Higher Ed

I sent my daughter off to college last fall. She’s nearby, attending that big football university. You know the one. My son has a degree from there as well.

But she didn’t just pick it, pack up and go. We visited schools around the South and had many discussions about what she wanted to major in and where she was interested in spending four years before heading off to grad school. (Her chosen profession pretty much requires an advanced degree.) And now we’ve done the parents’ weekends and the other family-oriented activities that higher education hosts to create greater connections between students and their funders (I mean, fathers and mothers).
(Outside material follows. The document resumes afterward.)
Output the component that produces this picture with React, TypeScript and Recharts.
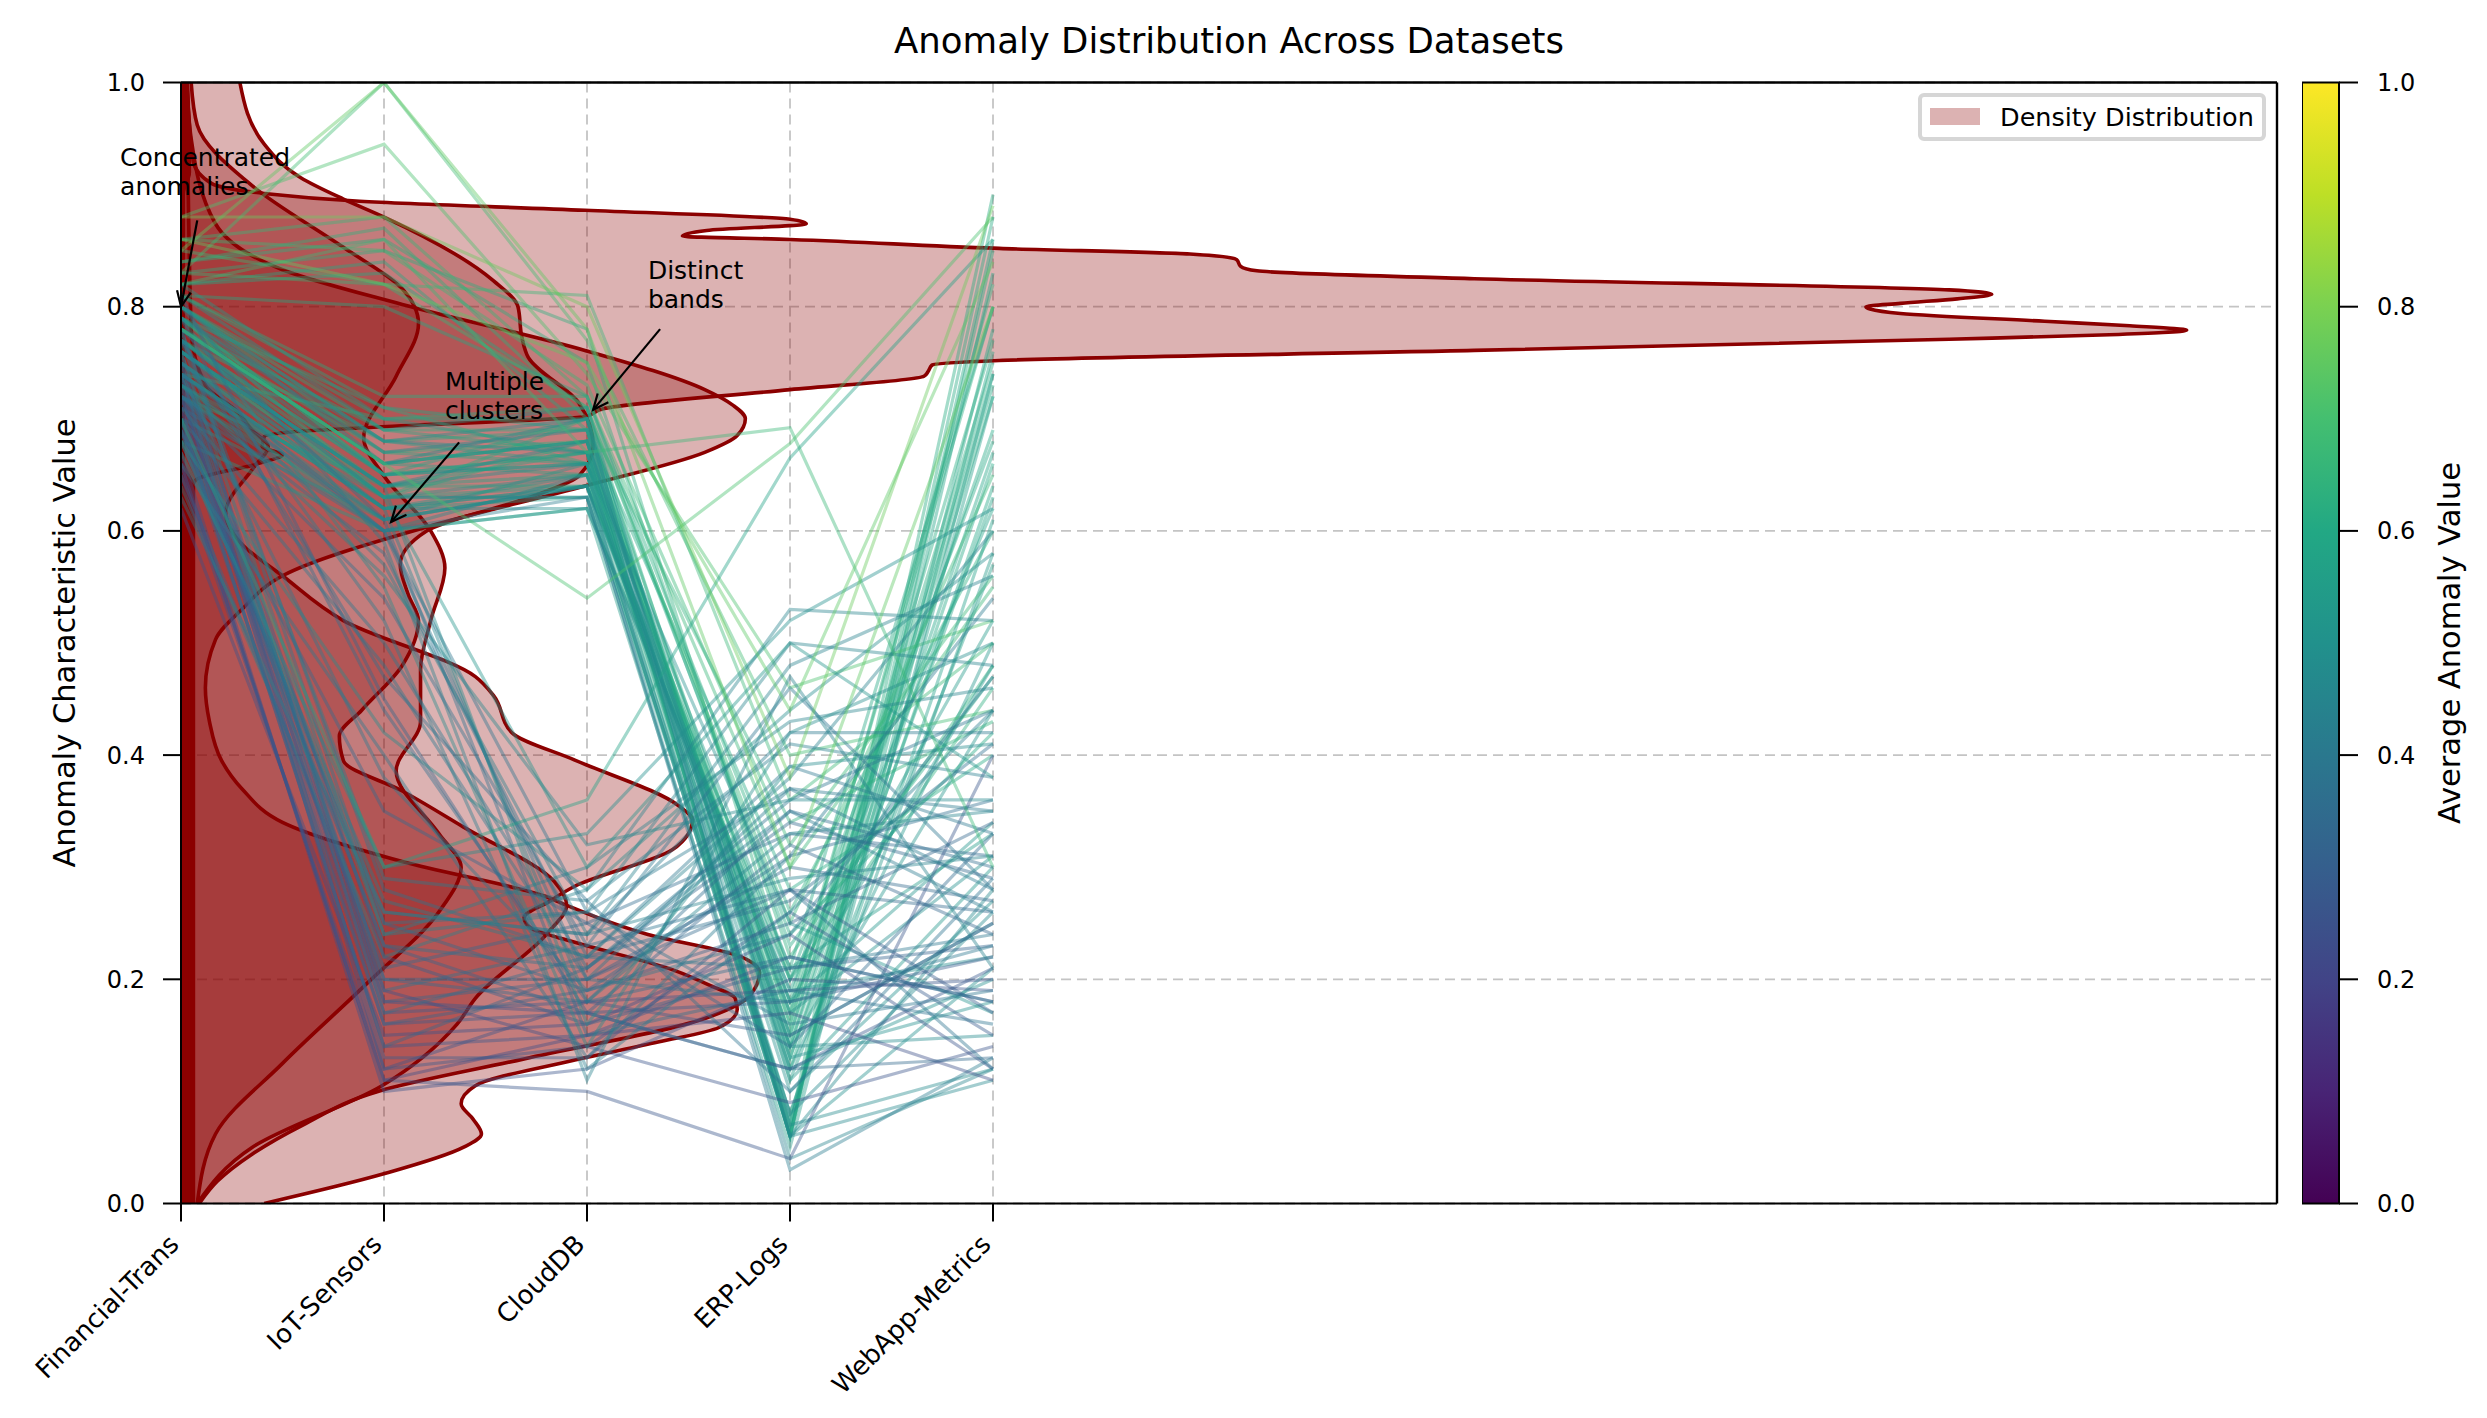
import React from 'react';
import { ComposedChart, BarChart, Bar, Area, Line, XAxis, YAxis, CartesianGrid, ReferenceLine, ReferenceDot, Legend } from 'recharts';

const DATASETS = ['Financial-Trans', 'IoT-Sensors', 'CloudDB', 'ERP-Logs', 'WebApp-Metrics'];
const Y_TICKS = [0, 0.2, 0.4, 0.6, 0.8, 1];
const X_TICKS = [0, 1, 2, 3, 4];

const financial = [
  .78,.81,.76,.83,.79,.74,.86,.80,.77,.72,.82,.78,.75,.84,.80,.79,.73,.77,.81,.85,.76,.78,.70,.83,.79,.74,.88,.80,.77,.82,.75,.78,.86,.72,.79,.81,.76,.84,.68,.78,.80,.74,.83,.77,
  .76,.80,.74,.78,.82,.77,.72,.79,.75,.81,.78,.73,.76,.80,.71,.77,.79,.74,
  .74,.70,.68,.76,.72,.66,.78,.71,.64,.73,.69,.75,.67,.70,.62,.77,.72,.65,.74,.68,.71,.76,.66,.73,.69,.63,.75,.70,.67,.72,.78,.65,.74,.69,
  .76,.72,.79,.74,.70,.77,.73,.81,.75,.68,.78,.71,.74,.80,.69,.76,.72,.77,.66,.75,.73,.79,
  .82,.78,.70,.88,.85,.86,
];
const iot = [
  .66,.71,.63,.85,.65,.62,.88,.69,.64,.61,.83,.67,.63,.86,.70,.65,.60,.68,.72,.82,.64,.66,.61,1.0,.63,.70,.945,.67,.65,.84,.62,.69,.85,.64,.71,.80,.63,.87,.60,.66,.68,.62,.82,.65,
  .64,.68,.61,.66,.70,.63,.60,.67,.62,.69,.65,.61,.64,.66,.60,.63,.68,.62,
  .20,.14,.26,.18,.24,.11,.28,.16,.22,.12,.25,.19,.10,.23,.15,.29,.17,.21,.13,.27,.18,.24,.11,.20,.16,.26,.22,.14,.30,.19,.25,.12,.17,.23,
  .62,.58,.55,.60,.48,.52,.63,.45,.57,.42,.61,.50,.38,.59,.35,.64,.54,.47,.40,.60,.56,.44,
  .86,.66,.30,.88,1.0,.82,
];
const cloud = [
  .68,.66,.70,.78,.67,.65,.72,.69,.64,.66,.71,.68,.63,.75,.70,.66,.62,.69,.72,.81,.67,.65,.64,.77,.68,.71,.74,.66,.70,.69,.63,.67,.73,.65,.69,.72,.64,.70,.62,.68,.66,.64,.71,.67,
  .66,.70,.64,.68,.67,.63,.65,.69,.62,.71,.66,.64,.68,.70,.63,.65,.67,.64,
  .18,.15,.24,.20,.26,.10,.22,.17,.28,.14,.19,.23,.12,.21,.16,.27,.18,.25,.13,.22,.17,.30,.15,.20,.19,.24,.16,.21,.33,.14,.26,.18,.22,.17,
  .18,.22,.14,.26,.20,.12,.30,.17,.24,.28,.15,.21,.19,.11,.25,.16,.23,.27,.13,.20,.32,.18,
  .67,.54,.36,.80,.78,.75,
];
const erp = [
  .06,.14,.18,.20,.07,.12,.30,.16,.06,.14,.24,.17,.08,.22,.13,.06,.20,.15,.26,.36,.07,.13,.18,.40,.06,.16,.46,.20,.14,.28,.07,.17,.32,.06,.12,.23,.19,.34,.05,.15,.08,.21,.25,.11,
  .10,.06,.17,.13,.21,.04,.15,.06,.19,.11,.25,.08,.14,.07,.03,.18,.12,.06,
  .35,.22,.42,.28,.50,.04,.39,.18,.53,.26,.31,.46,.20,.36,.24,.41,.15,.33,.28,.38,.12,.43,.17,.30,.25,.48,.21,.34,.52,.09,.37,.19,.27,.32,
  .33,.21,.42,.16,.37,.26,.50,.12,.29,.44,.19,.35,.24,.47,.14,.39,.28,.10,.31,.18,.36,.22,
  .692,.678,.665,.38,.30,.44,
];
const web = [
  .85,.72,.80,.46,.90,.50,.55,.75,.86,.44,.42,.82,.58,.48,.66,.76,.52,.74,.60,.50,.78,.63,.48,.44,.88,.77,.52,.68,.67,.40,.72,.69,.56,.83,.64,.47,.62,.43,.74,.73,.61,.80,.65,.57,
  .27,.21,.31,.18,.33,.12,.25,.11,.22,.30,.17,.26,.15,.12,.13,.34,.20,.28,
  .30,.18,.42,.26,.48,.40,.33,.22,.52,.15,.36,.28,.19,.44,.12,.38,.25,.31,.17,.60,.21,.46,.11,.27,.34,.56,.23,.29,.62,.14,.35,.20,.41,.24,
  .35,.24,.50,.19,.28,.44,.38,.13,.31,.58,.16,.26,.47,.21,.33,.41,.12,.29,.54,.23,.36,.18,
  .30,.88,.86,.89,.80,.84,
];

// density curves: level on the vertical axis, density on the horizontal axis
const spikeLevels = [0,.3,.6,.63,.645,.66,.668,.675,.684,.688,.694,.702,.709,.726,.738,.742,.748,.752,.761,.771,.775,.779,.783,.787,.794,.798,.80,.803,.807,.811,.815,.825,.832,.836,.842,.847,.852,.86,.863,.868,.874,.878,.886,.894,.901,.91,.93,1];
const spikeDensity = [.03,.03,.03,.04,.07,.38,.50,.40,.41,.53,1.12,1.99,2.08,3.0,3.66,3.68,3.7,4.03,6.37,8.71,9.5,9.88,9.6,9.18,8.47,8.32,8.3,8.47,8.75,8.92,8.71,6.37,5.3,5.22,5.2,4.97,4.03,3.0,2.47,2.59,3.08,3.0,1.99,.88,.41,.15,.06,.03];
const peakLevels = [0,.02,.044,.07,.10,.129,.165,.185,.206,.22,.24,.266,.273,.305,.34,.37,.395,.43,.46,.503,.53,.56,.605,.64,.67,.685,.70,.712,.726,.761,.802,.833,.874,.95,1];
const peakDensity = [.09,.18,.35,.6,.97,1.69,2.58,2.8,2.85,2.76,2.3,1.9,1.81,1.09,.5,.3,.2,.14,.12,.17,.3,.5,1.24,1.99,2.58,2.74,2.78,2.72,2.58,1.99,1.09,.5,.17,.05,.03];
const lobeLevels = [0,.026,.05,.062,.075,.089,.105,.128,.144,.157,.173,.183,.195,.208,.233,.246,.255,.269,.283,.3155,.33,.342,.355,.3956,.42,.453,.47,.52,.56,.59,.616,.657,.675,.69,.706,.73,.78,1];
const lobeDensity = [.41,.99,1.39,1.48,1.44,1.38,1.45,1.94,2.35,2.65,2.74,2.73,2.6,2.43,1.94,1.72,1.69,1.81,1.94,2.42,2.5,2.52,2.45,1.94,1.63,1.54,1.45,.8,.5,.29,.22,.36,.43,.35,.28,.12,.05,.03];
const waveLevels = [0,.062,.125,.197,.26,.30,.33,.386,.43,.476,.52,.567,.60,.649,.683,.738,.785,.816,.853,.908,.962,1];
const waveDensity = [.08,.17,.5,.92,1.27,1.38,1.27,1.06,1.18,1.18,1.23,1.3,1.23,1.0,.9,1.06,1.17,1.09,.8,.35,.08,.05];
const shoulderLevels = [0,.05,.105,.16,.183,.242,.266,.287,.336,.368,.395,.417,.44,.48,.52,.543,.57,.60,.632,.649,.676,.714,.755,.772,.80,.823,.88,.896,.915,.945,1];
const shoulderDensity = [.08,.35,.99,1.36,1.45,1.81,1.9,1.84,1.39,1.09,.8,.78,.89,1.09,1.17,1.12,1.08,1.21,1.75,1.96,2.03,1.96,1.71,1.68,1.66,1.54,1.0,.8,.59,.41,.29];
const floorLevels = [0,.64,.66,.9,.92,1];
const floorDensity = [.07,.07,.02,.02,.05,.04];

const curves = [
  [spikeLevels, spikeDensity], [waveLevels, waveDensity], [shoulderLevels, shoulderDensity],
  [peakLevels, peakDensity], [lobeLevels, lobeDensity],
].map(([l, d]) => l.map((y, i) => ({ y, x: d[i] })));
const floorCurve = floorLevels.map((y, i) => ({ y, x: floorDensity[i] }));
const rows = financial.map((_, i) => [financial[i], iot[i], cloud[i], erp[i], web[i]]);

const VIRIDIS = ['#440154','#482475','#414487','#355f8d','#2a788e','#21918c','#22a884','#44bf70','#7ad151','#bddf26','#fde725'];
function hex(c: string) { return [1, 3, 5].map((i) => parseInt(c.slice(i, i + 2), 16)); }
function viridis(t: number) {
  const p = Math.max(0, Math.min(0.9999, t)) * 10, i = Math.floor(p), f = p - i;
  const a = hex(VIRIDIS[i]), b = hex(VIRIDIS[i + 1]);
  return `rgb(${a.map((v, k) => Math.round(v + (b[k] - v) * f)).join(',')})`;
}

const FONT = '"DejaVu Sans", sans-serif';
const RED = '#8b0000';

function NameTick({ x, y, payload }: any) {
  return (
    <text transform={`translate(${x - 7},${y + 16}) rotate(-45)`} textAnchor="end" fontFamily={FONT} fontSize={26} fill="#000" dy="0.35em">
      {DATASETS[payload.value]}
    </text>
  );
}

function Note({ lines }: { lines: string[] }) {
  return (props: any) => (
    <text x={props.cx} y={props.cy} fontFamily={FONT} fontSize={25} fill="#000">
      {lines.map((t, i) => <tspan key={i} x={props.cx} dy={i ? 29 : 0}>{t}</tspan>)}
    </text>
  );
}

function Arrow(props: any) {
  const { x1, y1, x2, y2 } = props;
  const a = Math.atan2(y2 - y1, x2 - x1), h = 17, s = 0.42;
  const p = (d: number) => `${x2 - h * Math.cos(a + d)},${y2 - h * Math.sin(a + d)}`;
  return (
    <g stroke="#000" strokeWidth={2.2} fill="none">
      <line x1={x1} y1={y1} x2={x2} y2={y2} />
      <polyline points={`${p(s)} ${x2},${y2} ${p(-s)}`} />
    </g>
  );
}

function LegendBox() {
  return (
    <div style={{ position: 'absolute', left: 0, top: 0, width: 348, height: 48, boxSizing: 'border-box', border: '4px solid #d6d6d6', borderRadius: 6, background: 'rgba(255,255,255,0.8)', fontFamily: FONT, fontSize: 25.5, color: '#000' }}>
      <span style={{ position: 'absolute', left: 8, top: 11, width: 50, height: 17, background: '#dcb2b2' }} />
      <span style={{ position: 'absolute', left: 78, top: 5, whiteSpace: 'nowrap', lineHeight: '30px' }}>Density Distribution</span>
    </div>
  );
}

const axisStroke = { stroke: '#000', strokeWidth: 2 };

export default function App() {
  return (
    <div style={{ position: 'absolute', left: 0, top: 0, width: 2487, height: 1418, background: '#fff', overflow: 'hidden' }}>
      <div style={{ position: 'absolute', left: 0, width: 2458, top: 21, textAlign: 'center', fontFamily: FONT, fontSize: 35.5, lineHeight: '40px', color: '#000' }}>
        Anomaly Distribution Across Datasets
      </div>
      <ComposedChart width={2487} height={1418} layout="vertical" margin={{ left: 59, right: 210, top: 82.5, bottom: 154.5 }}>
        <CartesianGrid stroke="#c4c4c4" strokeWidth={1.8} strokeDasharray="10 6" />
        <XAxis type="number" dataKey="x" domain={[0, 10.325]} ticks={X_TICKS} allowDataOverflow height={60} interval={0} axisLine={axisStroke} tickLine={axisStroke} tickSize={18} tick={<NameTick />} />
        <YAxis reversed type="number" dataKey="y" domain={[0, 1]} ticks={Y_TICKS} allowDataOverflow width={122} interval={0} axisLine={axisStroke} tickLine={axisStroke} tickSize={18} tickMargin={18}
          tickFormatter={(v: number) => v.toFixed(1)} tick={{ fontFamily: FONT, fontSize: 24, fill: '#000' }}
          label={{ value: 'Anomaly Characteristic Value', angle: -90, position: 'insideLeft', textAnchor: 'middle', fontFamily: FONT, fontSize: 30.5, fill: '#000' }} />
        <Area data={floorCurve} dataKey="x" type="monotone" stroke="none" fill={RED} fillOpacity={1} isAnimationActive={false} dot={false} activeDot={false} legendType="none" />
        {curves.map((c, i) => (
          <Area key={i} data={c} dataKey="x" type="monotone" stroke={RED} strokeWidth={3.6} fill={RED} fillOpacity={0.3} isAnimationActive={false} dot={false} activeDot={false} name="Density Distribution" />
        ))}
        {rows.map((r, i) => (
          <Line key={i} data={r.map((y, x) => ({ x, y }))} dataKey="x" type="linear" stroke={viridis(r.reduce((a, b) => a + b, 0) / 5)} strokeOpacity={0.42} strokeWidth={3.2} dot={false} activeDot={false} isAnimationActive={false} legendType="none" />
        ))}
        <ReferenceLine y={1} stroke="#000" strokeWidth={2.4} ifOverflow="visible" />
        <ReferenceLine x={10.325} stroke="#000" strokeWidth={2.4} ifOverflow="visible" />
        <ReferenceDot x={-0.3} y={0.9255} r={0} ifOverflow="visible" shape={Note({ lines: ['Concentrated', 'anomalies'] })} />
        <ReferenceDot x={1.3} y={0.7257} r={0} ifOverflow="visible" shape={Note({ lines: ['Multiple', 'clusters'] })} />
        <ReferenceDot x={2.3} y={0.8247} r={0} ifOverflow="visible" shape={Note({ lines: ['Distinct', 'bands'] })} />
        <ReferenceLine segment={[{ x: 0.08, y: 0.877 }, { x: 0, y: 0.8 }]} ifOverflow="visible" shape={Arrow} />
        <ReferenceLine segment={[{ x: 1.37, y: 0.679 }, { x: 1.035, y: 0.608 }]} ifOverflow="visible" shape={Arrow} />
        <ReferenceLine segment={[{ x: 2.36, y: 0.78 }, { x: 2.03, y: 0.708 }]} ifOverflow="visible" shape={Arrow} />
        <Legend layout="horizontal" verticalAlign="top" content={<LegendBox />} wrapperStyle={{ position: 'absolute', left: 1918, top: 93, width: 0, height: 0 }} />
      </ComposedChart>
      <div style={{ position: 'absolute', left: 2302, top: 0 }}>
        <BarChart width={185} height={1418} data={[{ name: 'scale', top: 1 }]} barCategoryGap={0} margin={{ left: 0, right: 0, top: 82.5, bottom: 214.5 }}>
          <defs>
            <linearGradient id="viridisBar" x1="0" y1="1" x2="0" y2="0">
              {VIRIDIS.map((c, i) => <stop key={i} offset={i / 10} stopColor={c} />)}
            </linearGradient>
          </defs>
          <XAxis dataKey="name" hide />
          <YAxis orientation="right" type="number" domain={[0, 1]} ticks={Y_TICKS} interval={0} width={148} axisLine={false} tickLine={axisStroke} tickSize={19} tickMargin={19}
            tickFormatter={(v: number) => v.toFixed(1)} tick={{ fontFamily: FONT, fontSize: 24, fill: '#000' }}
            label={{ value: 'Average Anomaly Value', angle: -90, position: 'insideRight', textAnchor: 'middle', fontFamily: FONT, fontSize: 30.5, fill: '#000', dx: -33 }} />
          <Bar dataKey="top" fill="url(#viridisBar)" stroke="#000" strokeWidth={2} isAnimationActive={false} />
        </BarChart>
      </div>
    </div>
  );
}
It’s nothing like my experience going to college. For one thing, I didn’t have a clear vision in mind when I started. I didn’t take the recruiting trips to other campuses, sit in on classes in this or that major, and I didn’t stay in the dorm for a weekend to get a feel for the full-service college experience. Nope. I enrolled at the University of New Orleans and went to class. But as I soon learned, college was not my path.

That’s not the case for the more than 15 million new students who entered college in the fall of 2020, according to the National Center for Education Statistics. In 4-6 years, 4 million will have walked across the stage – physically or virtually – to receive a degree.

And how much is that college degree worth? Some financial experts believe it’s more than $20,000 a year in salary over and above what someone with only a high school education will make. Some calculate that it comes out to almost $2 million more over the course of your working life. And those with degrees tend to have better health and retirement benefits and are far less likely to be unemployed.

Would my life have been different if my parents, who were not well educated, had encouraged me or even supported me in working toward a college degree? Possibly. But as I say in “The Street,” my chapter in Jack in the Box about finding your way in the world, “College could not teach me the two things I was most passionate about: modeling and sales.”

Do I support those for whom college IS their path? Obviously, I do. My children are testimony to that.